Les célèbres "basements" de Manhattan, Brooklyn ou Queens sont parfois très rudimentaires, partagés en co-location - illégale ou non - entre des travailleurs ou étudiants à faibles revenus.
Au contraire, ce que des agents immobiliers français appellent "souplex" peut être typique du charme de New York, prisé par des résidents aisés qui veulent toutefois réduire le coût exorbitant des loyers.
Riches ou pauvres, onze personnes, dont un enfant de deux ans, sont mortes noyées chez elles dans le déluge qui s'est abattu mercredi soir. En pleine ville, elles ont été englouties dans leur logement, parfois sans fenêtre, avec une seule porte de sortie sur la rue. Coincées par la très soudaine et rapide montée des eaux qui ne leur a laissé aucune chance.
La star de l'aile gauche du parti démocrate, Alexandria Ocasio-Cortez, élue de New York à la Chambre des représentants a dénoncé dès mercredi soir le risque d'habiter dans un sous-sol, en cas d'intempéries.
Loués au noir
"Ceux qui vivent dans des +basements+ d'habitation loués au noir et dans de mauvaises conditions de sécurité, sont parmi LES PLUS exposés aux inondations soudaines", a tweeté cette figure politique. Elle a enfoncé le clou en soulignant que les plus à risque étaient "les travailleurs, les immigrés et les familles à faible revenu".
D'ailleurs, l'agence américaine de protection de l'environnement a dénoncé dans un rapport, révélé jeudi par le Washington Post, le fait que les minorités ethniques aux Etats-Unis seraient les plus affectées par le changement climatique, notamment en cas d'inondations soudaines.
D'après le New York Times, qui a travaillé sur le parcours des victimes, une femme de 86 ans, morte chez elle mercredi soir, vivait dans un immeuble de Queens visé par des plaintes pour exploitation illégale de son sous-sol.
Ce quartier du nord-est de New York abrite une forte population immigrée, souvent des travailleurs sans-papiers d'Amérique latine. L'un d'eux y est décédé mercredi soir dans les mêmes circonstances.

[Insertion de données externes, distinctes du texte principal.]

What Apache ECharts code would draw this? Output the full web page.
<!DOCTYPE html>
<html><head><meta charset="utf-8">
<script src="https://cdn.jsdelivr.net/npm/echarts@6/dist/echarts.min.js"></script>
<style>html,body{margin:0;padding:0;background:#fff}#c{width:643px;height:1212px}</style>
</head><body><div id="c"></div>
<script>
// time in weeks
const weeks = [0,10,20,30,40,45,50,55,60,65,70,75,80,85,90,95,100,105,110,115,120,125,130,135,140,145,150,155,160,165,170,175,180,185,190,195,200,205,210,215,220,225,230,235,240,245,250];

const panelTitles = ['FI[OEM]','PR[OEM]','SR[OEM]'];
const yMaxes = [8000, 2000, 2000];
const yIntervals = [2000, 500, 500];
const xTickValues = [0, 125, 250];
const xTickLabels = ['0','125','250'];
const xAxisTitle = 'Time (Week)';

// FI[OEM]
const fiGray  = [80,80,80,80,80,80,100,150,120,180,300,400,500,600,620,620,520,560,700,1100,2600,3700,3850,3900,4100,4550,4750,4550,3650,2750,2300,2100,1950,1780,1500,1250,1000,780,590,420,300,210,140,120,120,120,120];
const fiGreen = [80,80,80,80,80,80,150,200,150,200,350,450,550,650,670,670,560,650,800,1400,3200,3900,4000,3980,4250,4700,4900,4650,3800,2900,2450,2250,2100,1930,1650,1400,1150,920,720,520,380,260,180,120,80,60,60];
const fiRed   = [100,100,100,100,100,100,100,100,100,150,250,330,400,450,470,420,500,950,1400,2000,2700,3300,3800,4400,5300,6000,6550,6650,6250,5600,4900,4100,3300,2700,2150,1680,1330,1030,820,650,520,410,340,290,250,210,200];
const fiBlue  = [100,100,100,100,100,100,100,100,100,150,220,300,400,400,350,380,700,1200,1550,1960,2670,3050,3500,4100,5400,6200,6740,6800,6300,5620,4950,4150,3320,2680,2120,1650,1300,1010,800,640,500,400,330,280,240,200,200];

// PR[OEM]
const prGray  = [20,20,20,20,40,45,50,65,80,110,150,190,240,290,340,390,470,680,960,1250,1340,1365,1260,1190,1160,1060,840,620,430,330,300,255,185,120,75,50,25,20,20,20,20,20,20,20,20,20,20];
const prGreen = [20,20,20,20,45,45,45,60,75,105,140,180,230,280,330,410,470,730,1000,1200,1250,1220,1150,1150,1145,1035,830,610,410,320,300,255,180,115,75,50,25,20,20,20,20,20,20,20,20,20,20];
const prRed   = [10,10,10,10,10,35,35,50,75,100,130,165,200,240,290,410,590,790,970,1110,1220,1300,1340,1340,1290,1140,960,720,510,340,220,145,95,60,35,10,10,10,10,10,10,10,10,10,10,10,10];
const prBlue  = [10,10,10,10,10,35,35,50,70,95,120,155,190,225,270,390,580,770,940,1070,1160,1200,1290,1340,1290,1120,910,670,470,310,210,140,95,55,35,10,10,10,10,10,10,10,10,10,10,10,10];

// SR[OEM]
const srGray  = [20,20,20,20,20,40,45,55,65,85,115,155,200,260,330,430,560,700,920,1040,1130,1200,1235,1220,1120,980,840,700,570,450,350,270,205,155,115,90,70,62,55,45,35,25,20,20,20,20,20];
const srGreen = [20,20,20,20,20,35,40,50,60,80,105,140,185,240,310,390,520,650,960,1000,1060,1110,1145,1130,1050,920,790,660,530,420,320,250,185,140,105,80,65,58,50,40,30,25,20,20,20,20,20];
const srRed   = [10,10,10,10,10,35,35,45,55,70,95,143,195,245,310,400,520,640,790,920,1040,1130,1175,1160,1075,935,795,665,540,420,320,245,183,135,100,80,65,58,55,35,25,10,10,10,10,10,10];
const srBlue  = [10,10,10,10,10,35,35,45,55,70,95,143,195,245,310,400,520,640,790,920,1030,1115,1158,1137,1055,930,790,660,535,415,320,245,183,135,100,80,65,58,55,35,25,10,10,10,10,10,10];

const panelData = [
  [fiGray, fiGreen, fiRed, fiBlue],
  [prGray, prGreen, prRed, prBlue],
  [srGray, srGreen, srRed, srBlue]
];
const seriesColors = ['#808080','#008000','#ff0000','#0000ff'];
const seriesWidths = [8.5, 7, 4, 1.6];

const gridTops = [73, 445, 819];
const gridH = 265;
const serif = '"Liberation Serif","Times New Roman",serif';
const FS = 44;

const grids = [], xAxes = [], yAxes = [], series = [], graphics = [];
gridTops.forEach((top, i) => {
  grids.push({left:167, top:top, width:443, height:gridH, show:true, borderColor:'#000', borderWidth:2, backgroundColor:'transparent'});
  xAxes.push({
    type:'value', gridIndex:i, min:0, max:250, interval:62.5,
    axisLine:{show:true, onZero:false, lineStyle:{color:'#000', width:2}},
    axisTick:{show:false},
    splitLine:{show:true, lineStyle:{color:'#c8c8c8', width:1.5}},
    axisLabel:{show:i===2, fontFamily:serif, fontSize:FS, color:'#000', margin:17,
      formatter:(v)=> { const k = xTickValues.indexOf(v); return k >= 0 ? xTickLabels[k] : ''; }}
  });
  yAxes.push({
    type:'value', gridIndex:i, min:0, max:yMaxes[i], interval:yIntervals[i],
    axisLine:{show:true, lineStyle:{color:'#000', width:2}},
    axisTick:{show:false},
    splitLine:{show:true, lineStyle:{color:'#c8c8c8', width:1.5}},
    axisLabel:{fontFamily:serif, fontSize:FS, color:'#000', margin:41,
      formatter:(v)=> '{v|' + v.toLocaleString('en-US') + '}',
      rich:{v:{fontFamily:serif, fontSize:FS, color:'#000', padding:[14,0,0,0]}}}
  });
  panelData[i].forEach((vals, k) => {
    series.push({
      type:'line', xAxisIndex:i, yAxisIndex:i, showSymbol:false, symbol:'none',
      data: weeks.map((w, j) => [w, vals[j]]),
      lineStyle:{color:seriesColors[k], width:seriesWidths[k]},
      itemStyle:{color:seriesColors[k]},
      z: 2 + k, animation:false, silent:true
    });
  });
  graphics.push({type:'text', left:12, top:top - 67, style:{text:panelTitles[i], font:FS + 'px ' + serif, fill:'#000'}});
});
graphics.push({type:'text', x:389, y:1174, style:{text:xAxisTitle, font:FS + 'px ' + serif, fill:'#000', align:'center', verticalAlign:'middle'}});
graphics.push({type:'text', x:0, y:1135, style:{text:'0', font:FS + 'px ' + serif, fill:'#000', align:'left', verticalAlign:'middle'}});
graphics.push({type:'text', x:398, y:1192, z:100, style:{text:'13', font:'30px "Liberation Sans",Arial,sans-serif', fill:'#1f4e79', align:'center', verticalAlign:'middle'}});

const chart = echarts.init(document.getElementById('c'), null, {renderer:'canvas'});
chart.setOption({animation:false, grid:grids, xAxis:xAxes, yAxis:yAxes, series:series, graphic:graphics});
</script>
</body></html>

A Brooklyn, un Equatorien de 66 ans s'est noyé dans une pièce sans fenêtre, a raconté le journal.
Omerta
Ils seraient 114.000 à New York à vivre dans des "basements" illégaux selon une étude de 2008 du centre Pratt pour le développement des quartiers, dans une ville de 8,8 millions d'habitants qui a gagné 629.000 résidents en dix ans, d'après le dernier recensement américain en août.
Les sous-sols loués au noir seraient aujourd'hui bien plus nombreux, pensent des chercheurs qui dénoncent une forme d'omerta.
"Le problème, c'est que ces logements sont illégaux, qu'il y a potentiellement de grosses amendes, que les locataires ont besoin de se loger et que les propriétaires ont besoin de revenus. Résultat, personne ne veut en parler", explique à l'AFP Rebekah Morris du centre Pratt.
Pour sa collègue Nicole Gelinas, économiste au centre de recherche du Manhattan Institute, "il faudrait que les propriétaires qui louent illégalement des appartements à la découpe rendent des comptes".
Mais "il y a une telle crise ici, il n'y a pas assez de logements", déplore Mme Morris qui ne croit pas à une répression contre les propriétaires peu scrupuleux et autres marchands de sommeil.
Pour les défenseurs des mal-logés, c'est l'absence de conditions de sécurité minimale, notamment d'issues de secours, qui pose vraiment problème.
Une campagne a été lancée - "Appartements en sous-sol sécurisés pour tout le monde" (Base en anglais) est en cours pour la création de quelque 200.000 souplex abordables et sûrs.
Le maire de New York, Bill de Blasio, un démocrate en fin de mandat, a plaidé vendredi sur la chaîne MSNBC pour un "programme de relogement des gens qui vivent en sous-sol, en cas de forte pluie et d'inondation".